Capturing Dorian’s struggle with his homosexuality in a way that is easy to relate to, the movie sets up laugh after laugh. Dorian has a well rounded coming out experience and this is shown through denial, bargaining and ultimately acceptance.
Dorian Lagatos (Michael McMillian—a guy to watch) is upset and sour that the world does not understand him. His own family is a microcosm of society. His father is a right wing radical, his mother is subservient to her husband and his brother is everything that Dorian is not—a jock, a carefree high schooler and a ladies man. Dorian suddenly realizes that the reason he does not fit in is because he is gay and with this epiphany, he finds solace and comfort with a gay fried, Spooky. Dorian feels that he must stay in the closet but does confide his feelings to his brother who has no problem with the issue. The two brothers are separated by college; Dorian goes to New York to study and finds gay life, fits in and falls in love, watches the games that people play and confronts his own rejection when his love affair falls apart. Dejected and despondent, his brother comes to visit him, they receive a call that their father has died. Dorian must now face his father (even though he is dead) and his mother who is much more sensitive than Dorian had known. Dorian learns that the philosop0hy of life is neither bound nor dependent upon sexual identity.
Everything in the film is handled with intelligence and free of the usual coming out clichés.
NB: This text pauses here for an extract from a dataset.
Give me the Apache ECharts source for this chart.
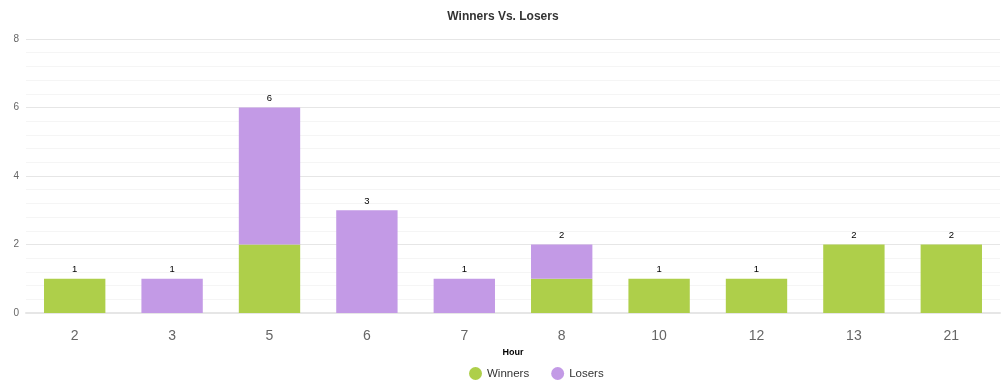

It captures some of the experiences that we have when coming out, especially the arrival at the decision where one doesn’t care anymore about what people think. I especially liked the way the movie shows how Dorian falls for the first person that shows him any attention and how after losing him goes back into the closet. We get a glimpse of his own internalized homophobia of purposely trying to appear straight. There is also the experience of having sex with someone who you do not feel attractive but is available. I especially liked the way honesty forces one person to come out interacts with another kid of honesty we must use to fit in. There is also the case of family members thinking gayness is only a phase to be outgrown and wanting one to hide and not to take the sexuality seriously and then how after being alarmed become accepting. Coming out is a process that seems to never end and is not really a confession but a way of life.
The movie also deals with the idea of looking different and being gay. The movie is not just Dorian’s coming out story; it is our collective coming out story. It shows how harmful the rules of how men should be are. Gender roles, as seen by society, not only women but hurt everyone equally.
This is not a new story but Dorian’s tale seems fresher than most. It looks at the inner struggles other have as a family member comes out.
We have become used to the idea that low budget films are usually mediocre but “Dorian Blues” shows that to be an incorrect assumption. It is a simple story and the actors are unknowns but that only adds to the charm. Here we have a warm and sensitive film that deserves to be seen. It accurately shows the feelings and situations that we experience when coming out. It is a funny look at a young and awkward boy’s life after he realizes that he is gay and you can’t help but love this tender film.